Computer Science Grads Are Being Forced to Work Fast Food Jobs as AI Tanks Their Career "It is difficult to find the motivation to keep applying."



The collapse of the entry-level tech job market for recent computer science graduates signals a profound shift driven by two forces: massive industry layoffs and AI automation. What was once considered a foolproof path to high-paying careers now leads to unprecedented unemployment and underemployment.

Data underscores the severity: CS graduates face a 6.1% unemployment rate (New York Fed), significantly worse than the average for all recent grads (5.8%), and computer engineering majors fare even worse at 7.5%. Personal stories illustrate the human cost. Manasi Mishra, a prodigious programmer from Purdue, found her skills and degree insufficient against the AI shockwave, leading her to seek fast-food work unsuccessfully. Zach Taylor, applying relentlessly (5,762 jobs, 13 interviews) since his 2023 Oregon State graduation, calls the experience "demoralizing," highlighting rejections even from low-wage employers like McDonald's.

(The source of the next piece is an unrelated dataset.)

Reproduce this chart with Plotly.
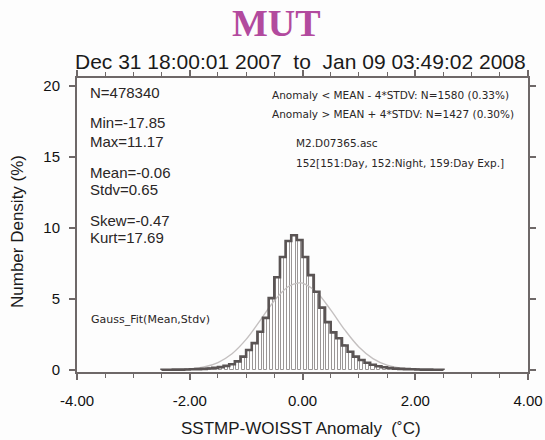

The root causes are clear. Tech layoffs continue at a staggering pace, drastically reducing entry-level openings. Simultaneously, AI coding tools are rapidly automating tasks previously handled by junior developers, shrinking demand. A NYT survey of over 150 aspiring tech workers reveals profound psychological fallout: feelings of being "gaslit" by past industry promises and pervasive depression over "soul-crushing" prospects.

This crisis, potentially exceeding the hardships faced by millennials after the 2008 crash, leaves graduates in limbo. Their future prospects remain tightly linked to the evolution – and potential bursting – of the current AI-driven tech bubble.